#### GIVEN PROBLEM:
Only lines holding the word "this" should be copied from the material.

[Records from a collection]

++++++

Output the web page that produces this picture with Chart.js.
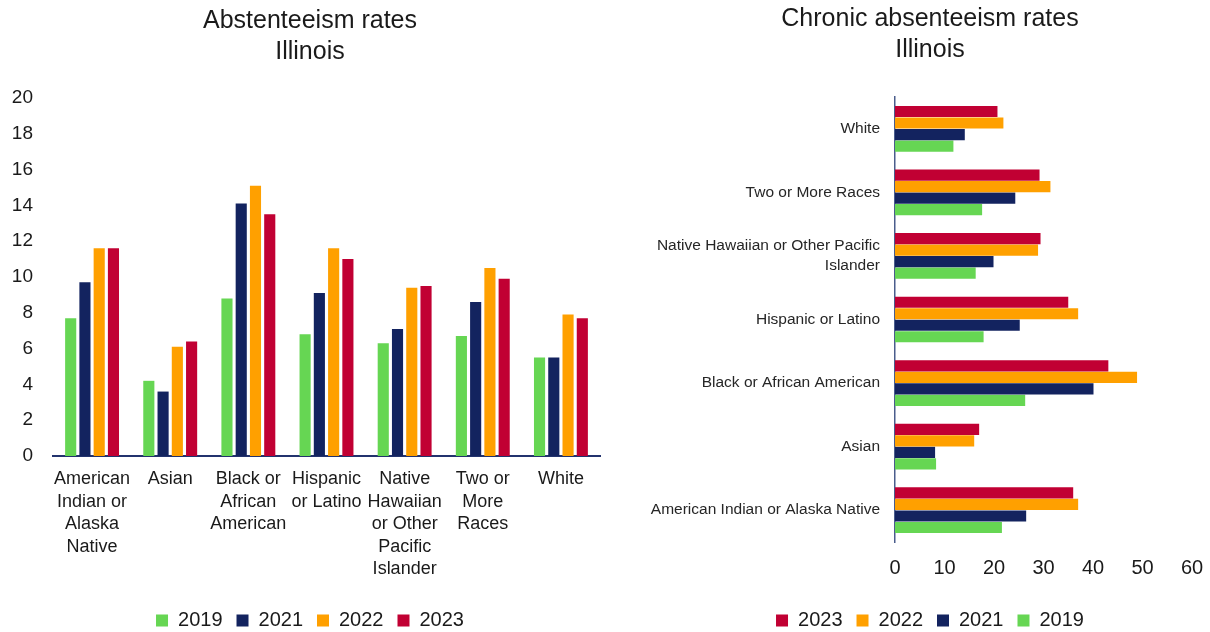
<!DOCTYPE html>
<html>
<head>
<meta charset="utf-8">
<script src="https://cdn.jsdelivr.net/npm/chart.js@4.4.1/dist/chart.umd.min.js"></script>
<style>
  html, body { margin: 0; padding: 0; background: #fff; }
  body { width: 1210px; height: 632px; position: relative; overflow: hidden; }
  .box { position: absolute; top: 0; height: 632px; }
  #leftBox { left: 0; width: 620px; }
  #rightBox { left: 650px; width: 560px; }
</style>
</head>
<body>
<div class="box" id="leftBox"><canvas id="rateChart"></canvas></div>
<div class="box" id="rightBox"><canvas id="chronicChart"></canvas></div>
<script>
// Absenteeism rates (left chart)
const rateGroups = [
    ["American", "Indian or", "Alaska", "Native"],
    ["Asian"],
    ["Black or", "African", "American"],
    ["Hispanic", "or Latino"],
    ["Native", "Hawaiian", "or Other", "Pacific", "Islander"],
    ["Two or", "More", "Races"],
    ["White"]
];
const rate2019 = [7.7, 4.2, 8.8, 6.8, 6.3, 6.7, 5.5];
const rate2021 = [9.7, 3.6, 14.1, 9.1, 7.1, 8.6, 5.5];
const rate2022 = [11.6, 6.1, 15.1, 11.6, 9.4, 10.5, 7.9];
const rate2023 = [11.6, 6.4, 13.5, 11.0, 9.5, 9.9, 7.7];

// Chronic absenteeism rates (right chart), listed top to bottom
const chronicGroups = [
    "White",
    "Two or More Races",
    ["Native Hawaiian or Other Pacific", "Islander"],
    "Hispanic or Latino",
    "Black or African American",
    "Asian",
    "American Indian or Alaska Native"
];
const chronic2023 = [20.7, 29.2, 29.4, 35.0, 43.1, 17.0, 36.0];
const chronic2022 = [21.9, 31.4, 28.9, 37.0, 48.9, 16.0, 37.0];
const chronic2021 = [14.1, 24.3, 19.9, 25.2, 40.1, 8.1, 26.5];
const chronic2019 = [11.8, 17.6, 16.3, 17.9, 26.3, 8.3, 21.6];

const colors = {
    "2019": "#66d653",
    "2021": "#13235f",
    "2022": "#ffa000",
    "2023": "#c10033"
};

Chart.defaults.font.family = "'Liberation Sans', Arial, sans-serif";
Chart.defaults.color = "#1a1a1a";
Chart.defaults.animation = false;

function legendOptions() {
    return {
        position: "bottom",
        labels: {
            boxWidth: 12,
            boxHeight: 12,
            padding: 14,
            font: { size: 20 },
            color: "#1a1a1a"
        }
    };
}

function titleOptions(lines, top, bottom) {
    return {
        display: true,
        text: lines,
        color: "#1a1a1a",
        font: { size: 25, weight: "normal", lineHeight: 1.24 },
        padding: { top: top, bottom: bottom }
    };
}

// empty axis on the right, only to keep a margin without moving the title
function spacerAxis(width) {
    return {
        type: "linear",
        position: "right",
        display: true,
        grid: { display: false, drawTicks: false },
        border: { display: false },
        ticks: { display: false },
        afterFit: function (axis) { axis.width = width; }
    };
}

// Left: vertical grouped bars
new Chart(document.getElementById("rateChart"), {
    type: "bar",
    data: {
        labels: rateGroups,
        datasets: [
            { label: "2019", data: rate2019, backgroundColor: colors["2019"] },
            { label: "2021", data: rate2021, backgroundColor: colors["2021"] },
            { label: "2022", data: rate2022, backgroundColor: colors["2022"] },
            { label: "2023", data: rate2023, backgroundColor: colors["2023"] }
        ]
    },
    options: {
        responsive: true,
        maintainAspectRatio: false,
        layout: { padding: { bottom: -8.5 } },
        datasets: { bar: { categoryPercentage: 0.73, barPercentage: 0.78 } },
        plugins: {
            title: titleOptions(["Abstenteeism rates", "Illinois"], 5.5, 30.5),
            legend: legendOptions(),
            tooltip: { enabled: false }
        },
        scales: {
            x: {
                grid: { display: false, drawTicks: false },
                border: { display: true, color: "#23336e", width: 2 },
                ticks: {
                    padding: 12,
                    maxRotation: 0,
                    autoSkip: false,
                    font: { size: 18, lineHeight: 1.25 },
                    color: "#1a1a1a"
                },
                afterFit: function (axis) { axis.height = 140.5; }
            },
            y: {
                min: 0,
                max: 20,
                grid: { display: false, drawTicks: false },
                border: { display: false },
                ticks: {
                    stepSize: 2,
                    padding: 20,
                    font: { size: 19 },
                    color: "#1a1a1a"
                },
                afterFit: function (axis) { axis.width = 53; }
            },
            pad: spacerAxis(20)
        }
    }
});

// Right: horizontal grouped bars
new Chart(document.getElementById("chronicChart"), {
    type: "bar",
    data: {
        labels: chronicGroups,
        datasets: [
            { label: "2023", data: chronic2023, backgroundColor: colors["2023"] },
            { label: "2022", data: chronic2022, backgroundColor: colors["2022"] },
            { label: "2021", data: chronic2021, backgroundColor: colors["2021"] },
            { label: "2019", data: chronic2019, backgroundColor: colors["2019"] }
        ]
    },
    options: {
        indexAxis: "y",
        responsive: true,
        maintainAspectRatio: false,
        layout: { padding: { bottom: -8.5 } },
        datasets: { bar: { categoryPercentage: 0.725, barPercentage: 0.97 } },
        plugins: {
            title: titleOptions(["Chronic absenteeism rates", "Illinois"], 3.5, 31.5),
            legend: legendOptions(),
            tooltip: { enabled: false }
        },
        scales: {
            x: {
                min: 0,
                max: 60,
                grid: { display: false, drawTicks: false },
                border: { display: false },
                ticks: {
                    stepSize: 10,
                    padding: 14,
                    font: { size: 20 },
                    color: "#1a1a1a"
                },
                afterFit: function (axis) {
                    axis.height = 54.5;
                    // let the spacer axis decide the right margin
                    axis.paddingLeft = 0;
                    axis.paddingRight = 0;
                }
            },
            y: {
                grid: { display: false, drawTicks: false },
                border: { display: true, color: "#4a5d8c", width: 1.5 },
                ticks: {
                    padding: 15,
                    autoSkip: false,
                    font: { size: 15.5, lineHeight: 1.3 },
                    color: "#262626"
                },
                afterFit: function (axis) { axis.width = 245; }
            },
            pad: spacerAxis(18)
        }
    }
});
</script>
</body>
</html>
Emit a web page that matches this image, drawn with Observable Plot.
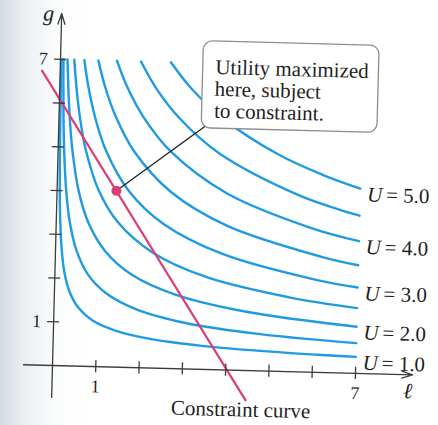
<!DOCTYPE html>
<html>
<head>
<meta charset="utf-8">
<script src="https://cdn.jsdelivr.net/npm/d3@7"></script>
<script src="https://cdn.jsdelivr.net/npm/@observablehq/plot@0.6"></script>
<style>
  html, body { margin: 0; padding: 0; }
  body {
    width: 438px; height: 425px; overflow: hidden;
    background: linear-gradient(to right, #d3dce3 0px, #e9eef1 22px, #fbfcfc 55px, #ffffff 90px);
  }
  #chart svg { display: block; transform: rotate(1.5deg); transform-origin: 52px 365px; }
</style>
</head>
<body>
<div id="chart"></div>
<script>
// Utility levels of the indifference curves (leisure ℓ, goods g)
const levels = [1.0, 1.5, 2.0, 2.5, 3.0, 3.5, 4.0, 4.5, 5.0];

// [ℓ, g] points along each indifference curve, from the top edge (g = 7) to ℓ = 7
const u10 = [[0.020,7],[0.0245,6.39],[0.031,5.72],[0.041,4.95],[0.061,4.04],[0.092,3.30],[0.143,2.65],[0.224,2.11],[0.347,1.70],[0.551,1.35],[0.918,1.04],[1.43,0.837],[2.24,0.667],[3.67,0.522],[6.12,0.404],[7,0.378]];
const u15 = [[0.069,7],[0.083,6.39],[0.103,5.72],[0.138,4.95],[0.207,4.04],[0.310,3.30],[0.482,2.65],[0.758,2.11],[1.171,1.70],[1.86,1.35],[3.10,1.04],[4.82,0.837],[7,0.694]];
const u20 = [[0.163,7],[0.196,6.39],[0.245,5.72],[0.327,4.95],[0.490,4.04],[0.735,3.30],[1.143,2.65],[1.796,2.11],[2.776,1.70],[4.41,1.35],[7,1.069]];
const u25 = [[0.319,7],[0.383,6.39],[0.478,5.72],[0.638,4.95],[0.957,4.04],[1.435,3.30],[2.232,2.65],[3.508,2.11],[5.42,1.70],[7,1.494]];
const u30 = [[0.551,7],[0.661,6.39],[0.827,5.72],[1.102,4.95],[1.653,4.04],[2.48,3.30],[3.857,2.65],[6.06,2.11],[7,1.964]];
const u35 = [[0.875,7],[1.05,6.39],[1.313,5.72],[1.75,4.95],[2.625,4.04],[3.94,3.30],[6.125,2.65],[7,2.475]];
const u40 = [[1.306,7],[1.567,6.39],[1.959,5.72],[2.612,4.95],[3.918,4.04],[5.878,3.30],[7,3.024]];
const u45 = [[1.86,7],[2.232,6.39],[2.79,5.72],[3.719,4.95],[5.579,4.04],[6.51,3.74],[7,3.608]];
const u50 = [[2.551,7],[3.061,6.39],[3.827,5.72],[5.102,4.95],[6.12,4.52],[7,4.226]];
const curvePoints = [u10, u15, u20, u25, u30, u35, u40, u45, u50];

// Curves that carry a "U = …" label at their right end
const labeledLevels = [1.0, 2.0, 3.0, 4.0, 5.0];
const labelValues = ["1.0", "2.0", "3.0", "4.0", "5.0"];

// Budget constraint (end points of the drawn segment) and the optimum on it
const constraint = [[-0.42, 6.73], [4.48, -0.68]];
const optimum = [1.37, 4.03];

// Axis ticks and their labels
const xTicks = [1, 2, 3, 4, 5, 6, 7];
const yTicks = [1, 2, 3, 4, 5, 6, 7];
const xTickLabels = [1, 7];
const yTickLabels = [1, 7];

const calloutLines = ["Utility maximized", "here, subject", "to constraint."];
const constraintLabel = "Constraint curve";
const xName = "ℓ";
const yName = "g";

const table = levels.flatMap((U, k) => curvePoints[k].map(([l, g]) => ({U, l, g})));
const ends = labeledLevels.map((U, i) => {
  const pts = curvePoints[levels.indexOf(U)];
  const [l, g] = pts[pts.length - 1];
  return {l, g, text: "= " + labelValues[i]};
});

const serif = "'Liberation Serif', 'Times New Roman', 'DejaVu Serif', serif";
const ink = "#1f1f1f";
const axisInk = "#3c3c3c";
const blue = "#1f9be2";
const pink = "#dc3f78";

const chart = Plot.plot({
  width: 438,
  height: 425,
  marginLeft: 52,
  marginRight: 5,
  marginTop: 15,
  marginBottom: 60,
  x: {domain: [0, 8.8], axis: null},
  y: {domain: [0, 8], axis: null},
  style: {fontFamily: serif, background: "transparent", overflow: "visible", color: ink},
  marks: [
    // indifference curves
    Plot.line(table, {x: "l", y: "g", z: "U", curve: "catmull-rom", stroke: blue, strokeWidth: 2.4}),
    // constraint line
    Plot.line(constraint, {x: d => d[0], y: d => d[1], stroke: pink, strokeWidth: 2.2}),
    // axes with arrow heads
    Plot.arrow([0], {x1: -0.67, y1: 0, x2: 8.32, y2: 0, stroke: axisInk, strokeWidth: 1.3, headLength: 13, headAngle: 36}),
    Plot.arrow([0], {x1: 0, y1: -0.73, x2: 0, y2: 8.05, stroke: axisInk, strokeWidth: 1.3, headLength: 13, headAngle: 36}),
    // tick marks crossing the axes
    Plot.ruleX(xTicks, {y1: -0.14, y2: 0.14, stroke: axisInk, strokeWidth: 1.3}),
    Plot.ruleY(yTicks, {x1: -0.14, x2: 0.14, stroke: axisInk, strokeWidth: 1.3}),
    Plot.text(xTickLabels, {x: d => d, y: 0, dy: 20, text: d => String(d), fontSize: 18, fill: ink}),
    Plot.text(yTickLabels, {x: 0, y: d => d, dx: -17, text: d => String(d), fontSize: 18, fill: ink}),
    // axis names
    Plot.text([xName], {x: 8.22, y: -0.54, text: d => d, fontSize: 22, fontStyle: "italic", lineAnchor: "bottom", fill: ink}),
    Plot.text([yName], {x: -0.3, y: 7.88, text: d => d, fontSize: 22, fontStyle: "italic", lineAnchor: "bottom", fill: ink}),
    // leader from the optimum to the callout
    Plot.link([0], {x1: optimum[0], y1: optimum[1], x2: 3.38, y2: 5.56, stroke: "#1e1e1e", strokeWidth: 1.3}),
    // callout box
    Plot.rect([0], {x1: 3.3, x2: 7.36, y1: 5.51, y2: 7.5, rx: 9, fill: "white", stroke: "#8e8e8e", strokeWidth: 1.3}),
    Plot.text(calloutLines, {x: 3.58, y: (d, i) => 6.76 - i * 0.5, text: d => d, textAnchor: "start", lineAnchor: "bottom", fontSize: 21, fill: ink}),
    // level labels
    Plot.text(ends, {x: "l", y: "g", dx: 7, dy: 6, text: () => "U", textAnchor: "start", fontSize: 21, fontStyle: "italic", fill: ink}),
    Plot.text(ends, {x: "l", y: "g", dx: 26, dy: 6, text: "text", textAnchor: "start", fontSize: 21, fill: ink}),
    // constraint label
    Plot.text([constraintLabel], {x: 4.37, y: -1.05, text: d => d, lineAnchor: "bottom", fontSize: 21, fill: ink}),
    // optimum point
    Plot.dot([optimum], {x: d => d[0], y: d => d[1], r: 5, fill: pink})
  ]
});

document.getElementById("chart").appendChild(chart);
</script>
</body>
</html>
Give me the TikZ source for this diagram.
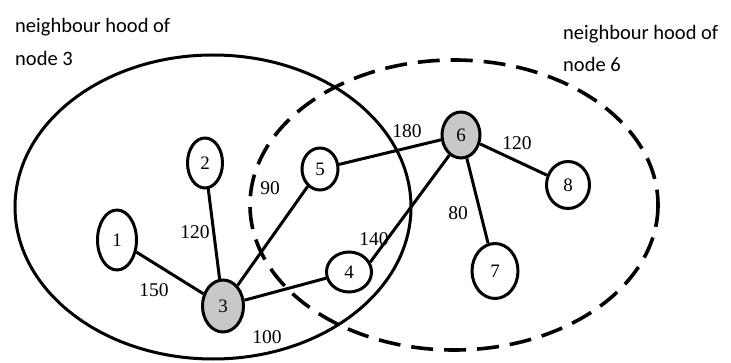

++++++

#### TASK SOLUTION:
Output the web page that produces this picture with Chart.js.
Emit a web page that matches this image, drawn with Observable Plot.
Give me the TikZ source for this diagram.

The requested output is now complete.